Originally published on November 10, 2009
Most recently updated on April 10, 2013

A tumor is any abnormal mass in or on the body that is caused by abnormal cells growing and multiplying in an uncontrolled way. Doctors also call a tumor a neoplasm.

Primary tumors are made up of cells unique to the organ or tissue where they start. Secondary tumors start somewhere else in the body and spread, or metastasize, to one or more sites. Most brain and spinal cord tumors in children are primary, meaning that they start in the CNS and are not the result of malignant cells’ spreading to the brain from another location in the body. A primary tumor in the CNS rarely spreads beyond the brain and spinal cord.

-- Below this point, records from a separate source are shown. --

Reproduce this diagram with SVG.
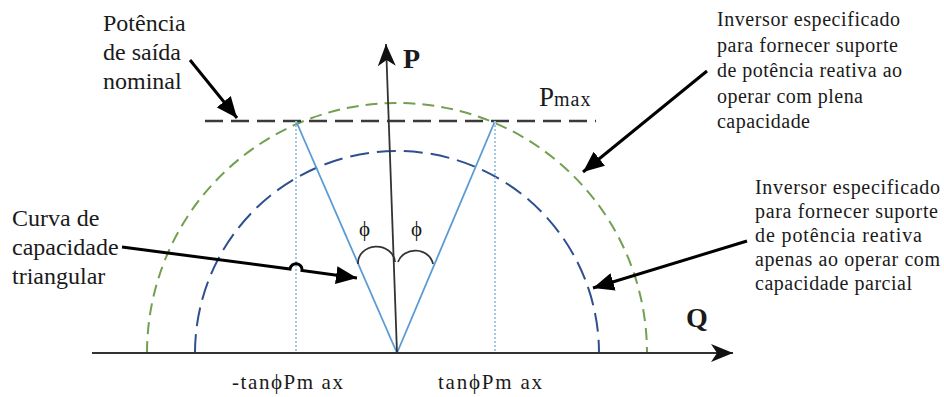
<svg xmlns="http://www.w3.org/2000/svg" width="944" height="397" viewBox="0 0 944 397">
<style>
.t{font-family:"Liberation Serif","Times New Roman",serif;fill:#1a1a1a}
.lbl{font-size:24px}
.rt{font-size:20px}
.ax{stroke:#333;stroke-width:1.8;fill:none}
.call{stroke:#000;stroke-width:3;fill:none}
</style>
<defs>
<marker id="axh" markerUnits="userSpaceOnUse" markerWidth="24" markerHeight="18" refX="22" refY="9" orient="auto">
<path d="M0,0 L22,9 L0,18 L6,9 z" fill="#111"/>
</marker>
<marker id="cah" markerUnits="userSpaceOnUse" markerWidth="22" markerHeight="18" refX="21" refY="9" orient="auto">
<path d="M0,0 L21,9 L0,18 z" fill="#000"/>
</marker>
</defs>
<rect width="944" height="397" fill="#fff"/>

<g id="curves">
<path id="green-arc" d="M147,353 A250,250 0 0 1 647,353" fill="none" stroke="#72A050" stroke-width="2" stroke-dasharray="12 7"/>
<path id="blue-arc" d="M195,353 A202,202 0 0 1 599,353" fill="none" stroke="#2F4F8F" stroke-width="2" stroke-dasharray="19 8"/>
<line id="pmax-line" x1="205" y1="121" x2="596" y2="121" stroke="#3a3a3a" stroke-width="2.5" stroke-dasharray="18 8"/>
<g id="triangle">
<line x1="397" y1="353" x2="296" y2="121" stroke="#5B9BD5" stroke-width="1.8"/>
<line x1="397" y1="353" x2="495" y2="121" stroke="#5B9BD5" stroke-width="1.8"/>
<line x1="296" y1="121" x2="296" y2="353" stroke="#9DC3E6" stroke-width="1.8" stroke-dasharray="2 2"/>
<line x1="495" y1="121" x2="495" y2="353" stroke="#9DC3E6" stroke-width="1.8" stroke-dasharray="2 2"/>
</g>
<g id="phi-arcs" fill="none" stroke="#333" stroke-width="1.8">
<path d="M358,264 A18,16 0 0 1 395,262"/>
<path d="M398,262 A18,16 0 0 1 433,264"/>
</g>
</g>

<g id="connectors">
<line class="ax" x1="92" y1="353" x2="733" y2="353" marker-end="url(#axh)"/>
<line class="ax" x1="397" y1="353" x2="386" y2="44" marker-end="url(#axh)"/>
<line class="call" x1="190" y1="60" x2="237" y2="118" marker-end="url(#cah)"/>
<line class="call" x1="707" y1="71" x2="583" y2="172" marker-end="url(#cah)"/>
<line class="call" x1="747" y1="241" x2="593" y2="288" marker-end="url(#cah)"/>
<path class="call" d="M122,247 L290,269 A6,6 0 0 1 302,270.5 L357,278" marker-end="url(#cah)"/>
</g>

<g id="axis-labels">
<text class="t" x="403" y="68" font-size="28" font-weight="bold">P</text>
<text class="t" x="686" y="327" font-size="28" font-weight="bold">Q</text>
<text class="t" x="539" y="106" font-size="27">P<tspan font-size="20" letter-spacing="1">max</tspan></text>
<text class="t" x="359" y="236" font-size="21">ϕ</text>
<text class="t" x="411" y="236" font-size="21">ϕ</text>
<text class="t" x="232" y="389" font-size="21" textLength="111">-tanϕPm ax</text>
<text class="t" x="438" y="389" font-size="21" textLength="104">tanϕPm ax</text>
</g>

<g id="label-nominal">
<text class="t lbl" x="103" y="31">Potência</text>
<text class="t lbl" x="103" y="60">de saída</text>
<text class="t lbl" x="103" y="89">nominal</text>
</g>

<g id="label-curva">
<text class="t lbl" x="12" y="226">Curva de</text>
<text class="t lbl" x="12" y="255">capacidade</text>
<text class="t lbl" x="12" y="284">triangular</text>
</g>

<g id="label-plena">
<text class="t rt" x="717" y="26" textLength="183">Inversor especificado</text>
<text class="t rt" x="717" y="52" textLength="181">para fornecer suporte</text>
<text class="t rt" x="717" y="77" textLength="185">de potência reativa ao</text>
<text class="t rt" x="717" y="103" textLength="146">operar com plena</text>
<text class="t rt" x="717" y="128" textLength="93">capacidade</text>
</g>

<g id="label-parcial">
<text class="t rt" x="755" y="194" textLength="185">Inversor especificado</text>
<text class="t rt" x="755" y="218" textLength="183">para fornecer suporte</text>
<text class="t rt" x="755" y="242" textLength="167">de potência reativa</text>
<text class="t rt" x="755" y="266" textLength="185">apenas ao operar com</text>
<text class="t rt" x="755" y="290" textLength="157">capacidade parcial</text>
</g>
</svg>
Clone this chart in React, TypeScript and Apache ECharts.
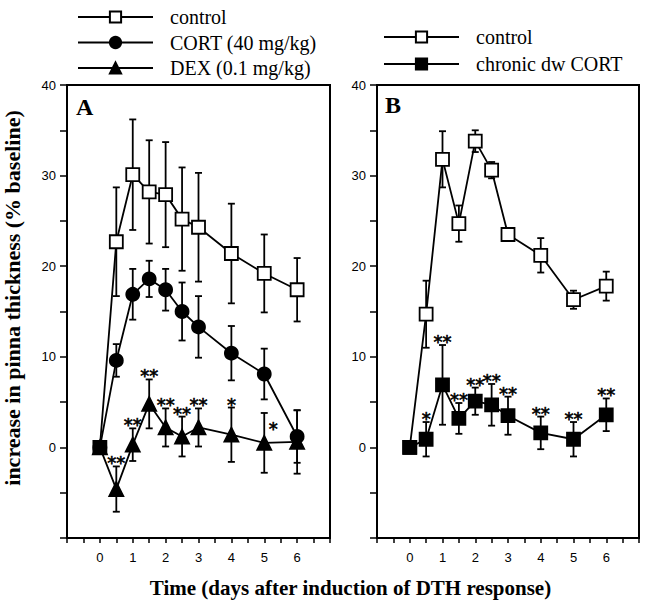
import React, { useEffect, useRef } from 'react';
import * as echarts from 'echarts';

// ---- data ----
const days = [0, 0.5, 1, 1.5, 2, 2.5, 3, 4, 5, 6];

// Panel A
const controlA = [0, 22.7, 30.1, 28.2, 27.9, 25.2, 24.3, 21.4, 19.2, 17.4];
const controlAErr = [0, 6.0, 6.1, 5.7, 5.8, 5.7, 6.0, 5.5, 4.3, 3.5];
const cortA = [0, 9.6, 16.9, 18.6, 17.4, 15.0, 13.3, 10.4, 8.1, 1.2];
const cortAErr = [0, 1.8, 2.8, 2.0, 2.3, 3.2, 3.4, 3.0, 2.8, 2.9];
const dexA = [0, -4.6, 0.3, 4.8, 2.2, 1.2, 2.2, 1.4, 0.5, 0.6];
const dexAErr = [0, 2.5, 1.8, 2.7, 2.1, 2.2, 2.1, 3.0, 3.3, 3.5];
const starsA: [number, string][] = [
  [0.5, '**'], [1, '**'], [1.5, '**'], [2, '**'], [2.5, '**'], [3, '**'], [4, '*'], [5, '*'],
];

// Panel B
const controlB = [0, 14.7, 31.8, 24.7, 33.8, 30.6, 23.5, 21.2, 16.3, 17.8];
const controlBErr = [0, 3.7, 3.1, 2.0, 1.2, 0.9, 0.3, 1.9, 1.0, 1.6];
const chronicB = [0, 0.9, 6.9, 3.2, 5.1, 4.7, 3.5, 1.6, 0.9, 3.6];
const chronicBErr = [0, 1.9, 4.4, 1.7, 1.5, 2.3, 2.1, 1.8, 1.9, 1.8];
const starsB: [number, string][] = [
  [0.5, '*'], [1, '**'], [1.5, '**'], [2, '**'], [2.5, '**'], [3, '**'], [4, '**'], [5, '**'], [6, '**'],
];

const xTickLabels = ['0', '1', '2', '3', '4', '5', '6'];
const yTickLabels = ['0', '10', '20', '30', '40'];

const legendA = ['control', 'CORT (40 mg/kg)', 'DEX (0.1 mg/kg)'];
const legendB = ['control', 'chronic dw CORT'];

const xTitle = 'Time (days after induction of DTH response)';
const yTitle = 'increase in pinna thickness (% baseline)';

// ---- helpers ----
const LW = 1.8;

function errorSeries(idx: number, means: number[], errs: number[]) {
  return {
    type: 'custom',
    xAxisIndex: idx,
    yAxisIndex: idx,
    z: 1,
    silent: true,
    clip: false,
    itemStyle: { color: '#000' },
    encode: { x: 0, y: [1, 2] },
    data: days.map((d, i) => [d, means[i] - errs[i], means[i] + errs[i]]),
    renderItem: (params: any, api: any) => {
      const x = api.value(0);
      const lo = api.value(1);
      const hi = api.value(2);
      if (hi - lo < 0.05) return null;
      const top = api.coord([x, hi]);
      const bot = api.coord([x, lo]);
      const w = 3.5;
      const st = { stroke: '#000', lineWidth: LW };
      return {
        type: 'group',
        children: [
          { type: 'line', shape: { x1: top[0], y1: top[1], x2: bot[0], y2: bot[1] }, style: st },
          { type: 'line', shape: { x1: top[0] - w, y1: top[1], x2: top[0] + w, y2: top[1] }, style: st },
          { type: 'line', shape: { x1: bot[0] - w, y1: bot[1], x2: bot[0] + w, y2: bot[1] }, style: st },
        ],
      };
    },
  };
}

function starSeries(idx: number, stars: [number, string][], means: number[], errs: number[], special: (d: number) => [number, number]) {
  return {
    type: 'custom',
    xAxisIndex: idx,
    yAxisIndex: idx,
    z: 6,
    silent: true,
    clip: false,
    itemStyle: { color: '#000' },
    encode: { x: 0, y: 1 },
    data: stars.map(([d]) => {
      const i = days.indexOf(d);
      return [d, means[i] + errs[i]];
    }),
    renderItem: (params: any, api: any) => {
      const p = api.coord([api.value(0), api.value(1)]);
      const [d, text] = stars[params.dataIndex];
      const [dx, dy] = special(d);
      return {
        type: 'text',
        x: p[0] + dx,
        y: p[1] - 3.5 + dy,
        style: {
          text,
          fill: '#000',
          stroke: '#000',
          lineWidth: 0.6,
          fontFamily: 'DejaVu Sans',
          fontSize: 18,
          align: 'center',
          verticalAlign: 'middle',
        },
      };
    },
  };
}

function lineSeries(idx: number, name: string, means: number[], symbol: string, size: number, fill: string, firstBlack = false) {
  return {
    type: 'line',
    name,
    xAxisIndex: idx,
    yAxisIndex: idx,
    z: 3,
    symbol,
    symbolSize: size,
    showAllSymbol: true,
    emphasis: { disabled: true },
    lineStyle: { color: '#000', width: LW },
    itemStyle: { color: fill, borderColor: '#000', borderWidth: LW, opacity: 1 },
    data: days.map((d, i) =>
      firstBlack && i === 0 ? { value: [d, means[i]], itemStyle: { color: '#000' } } : [d, means[i]]
    ),
  };
}

function xAxisDef(idx: number) {
  return {
    type: 'value',
    gridIndex: idx,
    min: -1,
    max: 7,
    interval: 0.5,
    axisLine: { show: true, onZero: false, lineStyle: { color: '#000', width: 2 } },
    axisTick: { show: true, length: 5, lineStyle: { color: '#000', width: 1.5 } },
    splitLine: { show: false },
    axisLabel: {
      margin: 13,
      color: '#000',
      fontFamily: 'Liberation Sans',
      fontSize: 13,
      formatter: (v: number) => (xTickLabels.includes(String(v)) ? String(v) : ''),
    },
  };
}

function yAxisDef(idx: number) {
  return {
    type: 'value',
    gridIndex: idx,
    min: -10,
    max: 40,
    interval: 5,
    axisLine: { show: true, onZero: false, lineStyle: { color: '#000', width: 2 } },
    axisTick: { show: true, length: 7, lineStyle: { color: '#000', width: 1.5 } },
    splitLine: { show: false },
    axisLabel: {
      margin: 11,
      color: '#000',
      fontFamily: 'Liberation Sans',
      fontSize: 13,
      formatter: (v: number) => (yTickLabels.includes(String(v)) ? String(v) : ''),
    },
  };
}

const legendCommon = {
  orient: 'vertical',
  itemWidth: 75,
  itemHeight: 14,
  selectedMode: false,
  textStyle: { fontFamily: 'Liberation Serif', fontSize: 20, color: '#000', padding: [0, 0, 0, 12] },
};

export default function App() {
  const ref = useRef<HTMLDivElement>(null);
  useEffect(() => {
    if (!ref.current) return;
    const chart = echarts.init(ref.current, undefined, { renderer: 'svg' });
    const option: any = {
      animation: false,
      backgroundColor: '#fff',
      grid: [
        { left: 67, top: 85, width: 263, height: 453, show: true, borderColor: '#000', borderWidth: 2 },
        { left: 377, top: 85, width: 262, height: 453, show: true, borderColor: '#000', borderWidth: 2 },
      ],
      xAxis: [xAxisDef(0), xAxisDef(1)],
      yAxis: [yAxisDef(0), yAxisDef(1)],
      legend: [
        { ...legendCommon, data: legendA, left: 72, top: 2, itemGap: 5.5 },
        { ...legendCommon, data: legendB, left: 378, top: 22, itemGap: 7 },
      ],
      graphic: [
        {
          type: 'text', x: 76, y: 106.5,
          style: { text: 'A', font: 'bold 24px "Liberation Serif"', fill: '#000', align: 'left', verticalAlign: 'middle' },
        },
        {
          type: 'text', x: 385, y: 105,
          style: { text: 'B', font: 'bold 24px "Liberation Serif"', fill: '#000', align: 'left', verticalAlign: 'middle' },
        },
        {
          type: 'text', x: 350.5, y: 587.5,
          style: { text: xTitle, font: 'bold 21px "Liberation Serif"', fill: '#000', align: 'center', verticalAlign: 'middle' },
        },
        {
          type: 'text', x: 12, y: 298, rotation: Math.PI / 2,
          style: { text: yTitle, font: 'bold 22px "Liberation Serif"', fill: '#000', align: 'center', verticalAlign: 'middle' },
        },
      ],
      series: [
        errorSeries(0, dexA, dexAErr),
        errorSeries(0, cortA, cortAErr),
        errorSeries(0, controlA, controlAErr),
        lineSeries(0, 'DEX (0.1 mg/kg)', dexA, 'triangle', 14, '#000'),
        lineSeries(0, 'CORT (40 mg/kg)', cortA, 'circle', 13, '#000'),
        lineSeries(0, 'control', controlA, 'rect', 13, '#fff', true),
        starSeries(0, starsA, dexA, dexAErr, (d) => (d === 5 ? [9, 19] : [0, 0])),
        errorSeries(1, controlB, controlBErr),
        errorSeries(1, chronicB, chronicBErr),
        lineSeries(1, 'control', controlB, 'rect', 13, '#fff'),
        lineSeries(1, 'chronic dw CORT', chronicB, 'rect', 13, '#000'),
        starSeries(1, starsB, chronicB, chronicBErr, () => [0, 0]),
      ],
    };
    chart.setOption(option);
    return () => chart.dispose();
  }, []);
  return <div ref={ref} style={{ position: 'absolute', left: 0, top: 0, width: 650, height: 605 }} />;
}
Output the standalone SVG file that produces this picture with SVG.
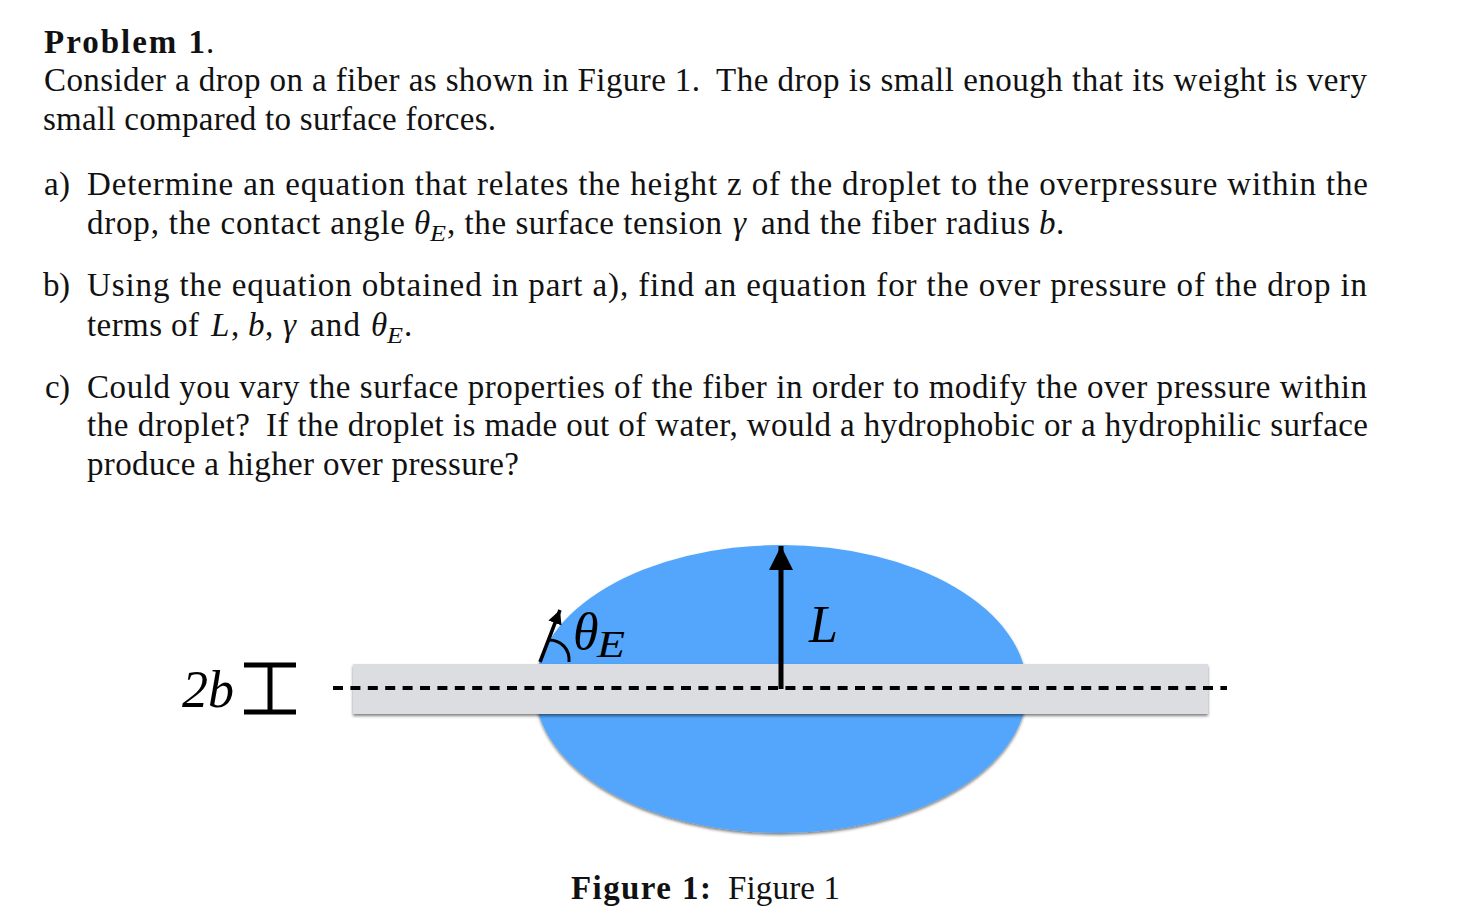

When a tumor grows slowly and does not spread, it may be called benign. In contrast, malignant tumors tend to be fast-growing (made of cells that divide and multiply very quickly) and can invade surrounding tissues. Malignant tumors with aggressive growth may travel and grow somewhere else within the CNS. (Magnetic resonance imaging [MRI] scans of the whole CNS are sometimes indicated to determine if this has occurred.) The word malignancy generally means cancer. A common perception is that all malignancy and cancer is “bad” and that benign or nonmalignant is “good.” When we talk about tumors in the CNS, however, these definitions become blurred. Even a benign tumor that grows slowly can be life threatening if it is in an area of the brain where it compresses structures that control the most vital body functions (like breathing or blood circulation). There are occasions where even benign tumors cannot be effectively treated, and in some circumstances, benign tumors may change over time to malignant tumors.

Because the brain and spinal cord are enclosed in rigid containers (skull and spine), abnormal growths may be noticed simply because there is not enough room for them. Often the growth or tumor will cause increased pressure in the head or spine, which produces symptoms. Symptoms are often evident at an early stage of tumor growth.